- Court: U.S. Supreme Court Certiorari Granted
- Area(s) of Law: Tort Law
- Date Filed: June 30, 2014
- Case #: 13-1074
- Judge(s)/Court Below: Court Below: 373 F.3d 952 (9th Cir. 2004)
- Full Text Opinion
In 1946, Congress enacted the Federal Tort Claims Act (FTCA), 28 U.S.C. 2401(b), which waives the United States' sovereign immunity for claims against the United States for monetary damages due to "torts committed by federal employees.” Respondent sued the United States and the Immigration and Naturalization Services (INS) for claims due to wrongful detention conditions.
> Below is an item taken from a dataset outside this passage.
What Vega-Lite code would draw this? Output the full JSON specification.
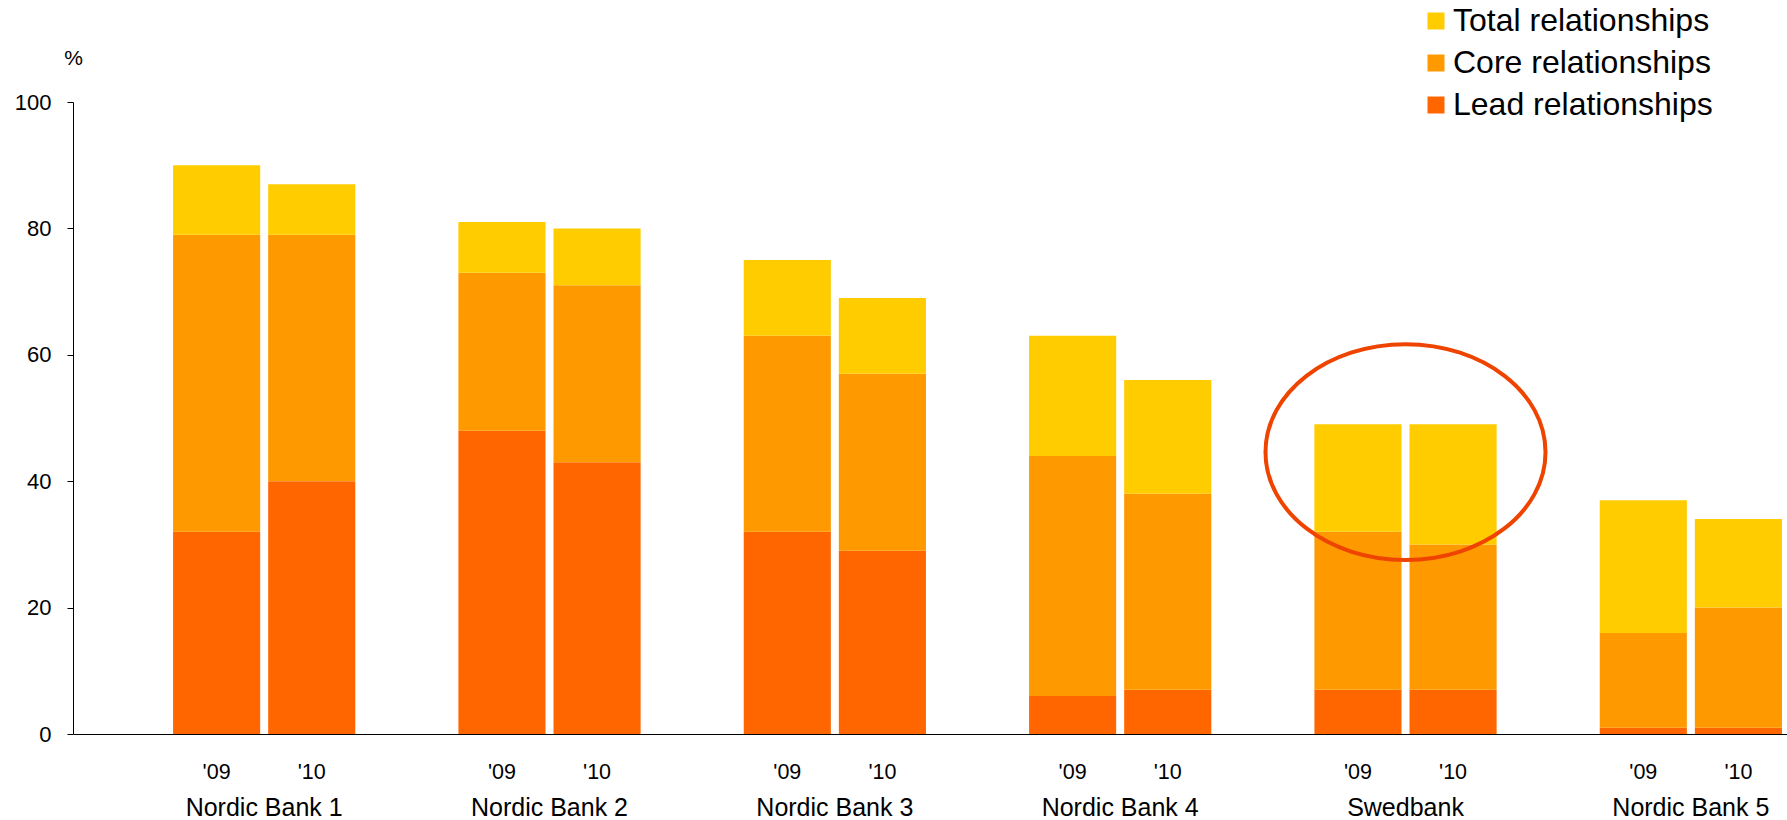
{
  "$schema": "https://vega.github.io/schema/vega-lite/v6.json",
  "width": 1714,
  "height": 632,
  "autosize": {"type": "none"},
  "padding": {"left": 73, "top": 102, "right": 0, "bottom": 86},
  "background": "#ffffff",
  "config": {
    "view": {"stroke": null},
    "font": "Liberation Sans",
    "axis": {"labelColor": "#000000", "titleColor": "#000000", "domainColor": "#000000", "tickColor": "#000000", "grid": false, "labelFont": "Liberation Sans", "titleFont": "Liberation Sans"},
    "legend": {"labelFont": "Liberation Sans", "labelColor": "#000000"}
  },
  "datasets": {
    "bars": [
      {"bank": "Nordic Bank 1", "year": "'09", "series": "Lead relationships", "rank": 1, "value": 32},
      {"bank": "Nordic Bank 1", "year": "'09", "series": "Core relationships", "rank": 2, "value": 47},
      {"bank": "Nordic Bank 1", "year": "'09", "series": "Total relationships", "rank": 3, "value": 11},
      {"bank": "Nordic Bank 1", "year": "'10", "series": "Lead relationships", "rank": 1, "value": 40},
      {"bank": "Nordic Bank 1", "year": "'10", "series": "Core relationships", "rank": 2, "value": 39},
      {"bank": "Nordic Bank 1", "year": "'10", "series": "Total relationships", "rank": 3, "value": 8},
      {"bank": "Nordic Bank 2", "year": "'09", "series": "Lead relationships", "rank": 1, "value": 48},
      {"bank": "Nordic Bank 2", "year": "'09", "series": "Core relationships", "rank": 2, "value": 25},
      {"bank": "Nordic Bank 2", "year": "'09", "series": "Total relationships", "rank": 3, "value": 8},
      {"bank": "Nordic Bank 2", "year": "'10", "series": "Lead relationships", "rank": 1, "value": 43},
      {"bank": "Nordic Bank 2", "year": "'10", "series": "Core relationships", "rank": 2, "value": 28},
      {"bank": "Nordic Bank 2", "year": "'10", "series": "Total relationships", "rank": 3, "value": 9},
      {"bank": "Nordic Bank 3", "year": "'09", "series": "Lead relationships", "rank": 1, "value": 32},
      {"bank": "Nordic Bank 3", "year": "'09", "series": "Core relationships", "rank": 2, "value": 31},
      {"bank": "Nordic Bank 3", "year": "'09", "series": "Total relationships", "rank": 3, "value": 12},
      {"bank": "Nordic Bank 3", "year": "'10", "series": "Lead relationships", "rank": 1, "value": 29},
      {"bank": "Nordic Bank 3", "year": "'10", "series": "Core relationships", "rank": 2, "value": 28},
      {"bank": "Nordic Bank 3", "year": "'10", "series": "Total relationships", "rank": 3, "value": 12},
      {"bank": "Nordic Bank 4", "year": "'09", "series": "Lead relationships", "rank": 1, "value": 6},
      {"bank": "Nordic Bank 4", "year": "'09", "series": "Core relationships", "rank": 2, "value": 38},
      {"bank": "Nordic Bank 4", "year": "'09", "series": "Total relationships", "rank": 3, "value": 19},
      {"bank": "Nordic Bank 4", "year": "'10", "series": "Lead relationships", "rank": 1, "value": 7},
      {"bank": "Nordic Bank 4", "year": "'10", "series": "Core relationships", "rank": 2, "value": 31},
      {"bank": "Nordic Bank 4", "year": "'10", "series": "Total relationships", "rank": 3, "value": 18},
      {"bank": "Swedbank", "year": "'09", "series": "Lead relationships", "rank": 1, "value": 7},
      {"bank": "Swedbank", "year": "'09", "series": "Core relationships", "rank": 2, "value": 25},
      {"bank": "Swedbank", "year": "'09", "series": "Total relationships", "rank": 3, "value": 17},
      {"bank": "Swedbank", "year": "'10", "series": "Lead relationships", "rank": 1, "value": 7},
      {"bank": "Swedbank", "year": "'10", "series": "Core relationships", "rank": 2, "value": 23},
      {"bank": "Swedbank", "year": "'10", "series": "Total relationships", "rank": 3, "value": 19},
      {"bank": "Nordic Bank 5", "year": "'09", "series": "Lead relationships", "rank": 1, "value": 1},
      {"bank": "Nordic Bank 5", "year": "'09", "series": "Core relationships", "rank": 2, "value": 15},
      {"bank": "Nordic Bank 5", "year": "'09", "series": "Total relationships", "rank": 3, "value": 21},
      {"bank": "Nordic Bank 5", "year": "'10", "series": "Lead relationships", "rank": 1, "value": 1},
      {"bank": "Nordic Bank 5", "year": "'10", "series": "Core relationships", "rank": 2, "value": 19},
      {"bank": "Nordic Bank 5", "year": "'10", "series": "Total relationships", "rank": 3, "value": 14}
    ],
    "highlight": [
      {"bank": "Swedbank", "level": 44.6}
    ]
  },
  "layer": [
    {
      "data": {"name": "bars"},
      "mark": {"type": "bar"},
      "encoding": {
        "x": {
          "field": "bank", "type": "nominal",
          "sort": ["Nordic Bank 1", "Nordic Bank 2", "Nordic Bank 3", "Nordic Bank 4", "Swedbank", "Nordic Bank 5"],
          "scale": {"paddingInner": 0.3614, "paddingOuter": 0.1842, "align": 0.952},
          "axis": {"title": null, "ticks": false, "labelFontSize": 25, "labelPadding": 61, "labelAngle": 0, "domainWidth": 1}
        },
        "xOffset": {"field": "year", "type": "nominal", "scale": {"paddingInner": 0.084, "paddingOuter": 0}},
        "y": {
          "field": "value", "type": "quantitative", "stack": "zero",
          "scale": {"domain": [0, 100], "nice": false},
          "axis": {"title": "%", "values": [0, 20, 40, 60, 80, 100], "labelFontSize": 22, "tickSize": 6, "labelPadding": 16, "titleAngle": 0, "titleX": 0, "titleY": -44, "titleAlign": "center", "titleBaseline": "middle", "titleFontSize": 21, "titleFontWeight": "normal"}
        },
        "color": {
          "field": "series", "type": "nominal",
          "scale": {"domain": ["Total relationships", "Core relationships", "Lead relationships"], "range": ["#FFCC00", "#FF9900", "#FF6600"]},
          "legend": {"title": null, "orient": "none", "legendX": 1347, "legendY": -97, "symbolType": "square", "symbolSize": 289, "symbolStrokeWidth": 0, "labelFontSize": 32, "labelLimit": 0, "rowPadding": 10, "labelOffset": 1, "padding": 0}
        },
        "order": {"field": "rank", "type": "quantitative"}
      }
    },
    {
      "data": {"name": "bars"},
      "transform": [{"filter": "datum.series === 'Lead relationships'"}],
      "mark": {"type": "text", "dy": 39, "fontSize": 21.5, "baseline": "middle", "align": "center", "color": "#000000"},
      "encoding": {
        "x": {"field": "bank", "type": "nominal", "sort": ["Nordic Bank 1", "Nordic Bank 2", "Nordic Bank 3", "Nordic Bank 4", "Swedbank", "Nordic Bank 5"]},
        "xOffset": {"field": "year", "type": "nominal"},
        "y": {"datum": 0, "type": "quantitative"},
        "text": {"field": "year"}
      }
    },
    {
      "data": {"name": "highlight"},
      "mark": {"type": "point", "shape": "M -1 0 A 1 0.771 0 1 0 1 0 A 1 0.771 0 1 0 -1 0 Z", "size": 78400, "filled": false, "stroke": "#EE4400", "strokeWidth": 4, "opacity": 1},
      "encoding": {
        "x": {"field": "bank", "type": "nominal", "sort": ["Nordic Bank 1", "Nordic Bank 2", "Nordic Bank 3", "Nordic Bank 4", "Swedbank", "Nordic Bank 5"]},
        "y": {"field": "level", "type": "quantitative", "title": "%"}
      }
    }
  ]
}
Under 28 U.S.C. §2401(b), respondent was required to wait six months before being able to do so. Initially, the INS denied respondent's claim. However, the judge in charge of the case did not issue recommendations permitting the respondent to amend the FTCA claim until three weeks after the six month filing deadline so respondent could amend the case.
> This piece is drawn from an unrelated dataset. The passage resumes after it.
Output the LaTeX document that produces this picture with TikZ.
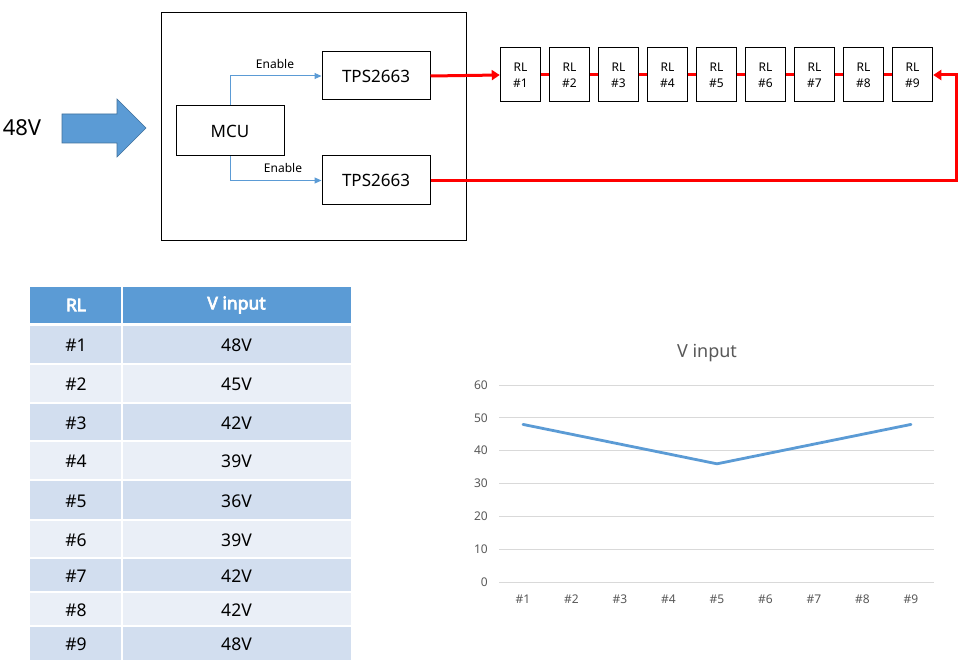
\documentclass[tikz,border=0pt]{standalone}
\usepackage{fontspec}
\setmainfont{Noto Sans}
\newfontfamily\headfont{Noto Sans}[FakeBold=4]
\usetikzlibrary{arrows.meta}
\definecolor{accent}{HTML}{5B9BD5}
\definecolor{accentdark}{HTML}{41719C}
\definecolor{rowa}{HTML}{D2DEEF}
\definecolor{rowb}{HTML}{EAEFF7}
\definecolor{gridc}{HTML}{D9D9D9}
\definecolor{axtext}{HTML}{595959}
\definecolor{wire}{HTML}{FF0000}
\tikzset{
  blk/.style={draw=black, line width=1pt, inner sep=0pt, fill=white},
  chip/.style={blk, minimum width=108pt, font=\fontsize{17}{20}\selectfont},
  relay/.style={blk, minimum width=40.5pt, minimum height=54pt, align=center, font=\fontsize{12}{16}\selectfont},
  enline/.style={draw=accent, line width=1pt, -{Triangle[length=7pt,width=6pt]}},
  redline/.style={draw=wire, line width=3pt},
  redarrow/.style={redline, -{Triangle[length=8pt,width=10pt]}},
  lbl/.style={font=\fontsize{12}{14}\selectfont, inner sep=0pt},
  celltext/.style={font=\fontsize{17.5}{20}\selectfont, inner sep=0pt},
  headtext/.style={font=\headfont\fontsize{17.5}{20}\selectfont, text=white, inner sep=0pt},
  axlbl/.style={font=\fontsize{12}{14}\selectfont, text=axtext, inner sep=0pt},
}
\begin{document}
\begin{tikzpicture}[x=1pt,y=-1pt]
\useasboundingbox (0,0) rectangle (969,663);
\fill[white] (0,0) rectangle (969,663);

% input arrow and label
\node[font=\fontsize{22}{24}\selectfont, inner sep=0pt] (vin) at (22,128) {48V};
\draw[fill=accent, draw=accentdark, line width=0.6pt]
  (62,114) -- (117,114) -- (117,99) -- (146,128) -- (117,157) -- (117,143) -- (62,143) -- cycle;

% board
\node[blk, minimum width=305pt, minimum height=227pt] (board) at (313.5,126.5) {};
\node[blk, minimum width=108pt, minimum height=50pt, font=\fontsize{17}{20}\selectfont] (mcu) at (230,131) {MCU};
\node[chip, minimum height=48pt] (tps1) at (376,76) {TPS2663};
\node[chip, minimum height=49pt] (tps2) at (376,180.5) {TPS2663};

\draw[enline] (mcu.north) |- (tps1.west);
\draw[enline] (mcu.south) |- (tps2.west);
\node[lbl] (en1) at (275,64) {Enable};
\node[lbl] (en2) at (283,168) {Enable};

% relays
\foreach \i in {1,...,9} {
  \node[relay] (rl\i) at ({520.5+49*(\i-1)},75) {RL\\\#\i};
}
\foreach \i [evaluate=\i as \j using int(\i+1)] in {1,...,8} {
  \draw[redline] (rl\i.east) -- (rl\j.west);
}
\draw[redarrow] (tps1.east) -- (rl1.west);
\coordinate (turn) at (956,180.5);
\draw[redarrow] (tps2.east) -- (turn) |- (rl9.east);

% table
\fill[accent] (30,287) rectangle (351,324);
\foreach \k/\t/\b/\c in {1/324/364/rowa,2/364/403/rowb,3/403/441/rowa,4/441/480/rowb,5/480/520/rowa,6/520/558/rowb,7/558/592/rowa,8/592/626/rowb,9/626/660/rowa} {
  \fill[\c] (30,\t) rectangle (351,\b);
}
\foreach \y in {324,364,403,441,480,520,558,592,626} {
  \draw[white, line width=2pt] (30,\y) -- (351,\y);
}
\draw[white, line width=2pt] (122,287) -- (122,660);
\draw[white, line width=3pt] (30,324) -- (351,324);
\node[headtext] (hrl) at (76,305) {RL};
\node[headtext] (hv) at (236.5,305) {V input};
\foreach \k/\t/\b/\v in {1/324/364/48V,2/364/403/45V,3/403/441/42V,4/441/480/39V,5/480/520/36V,6/520/558/39V,7/558/592/42V,8/592/626/42V,9/626/660/48V} {
  \node[celltext] (ta\k) at (76,{(\t+\b)/2+1}) {\#\k};
  \node[celltext] (tv\k) at (236.5,{(\t+\b)/2+1}) {\v};
}

% chart
\node[font=\fontsize{18}{20}\selectfont, text=axtext, inner sep=0pt] (ctitle) at (707,353) {V input};
\foreach \k in {0,...,6} {
  \draw[gridc, line width=1pt] (499,{582-32.83*\k}) -- (934,{582-32.83*\k});
  \node[axlbl, anchor=east] (yl\k) at (488,{582-32.83*\k}) {\pgfmathparse{int(10*\k)}\pgfmathresult};
}
\foreach \i in {1,...,9} {
  \node[axlbl] (xl\i) at ({523+48.5*(\i-1)},599) {\#\i};
}
\draw[accent, line width=2.8pt, line join=round, line cap=round]
  plot coordinates {(523,{582-3.283*48}) (571.5,{582-3.283*45}) (620,{582-3.283*42}) (668.5,{582-3.283*39}) (717,{582-3.283*36}) (765.5,{582-3.283*39}) (814,{582-3.283*42}) (862.5,{582-3.283*45}) (911,{582-3.283*48})};
\end{tikzpicture}
\end{document}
The district court, relying on Marley v. United States, held that §2401(b) was “jurisdictional” and equitable tolling was not allowed. The Ninth Circuit reversed and remanded, overruling Marley. The Supreme Court granted certiorari on the issue of whether the act is jurisdictional, and thus entitled to presumptions.
Respondent argues that she followed administrative procedures properly, as the lower court ruled the placement of §2401(b) does not show Congress intended it to be jurisdictional. The lack of exceptions by Congress cannot be read to imply Congress meant §2401(b) to be jurisdictional. As such, §2401(b) is entitled to presumptions in favor of equitable tolling.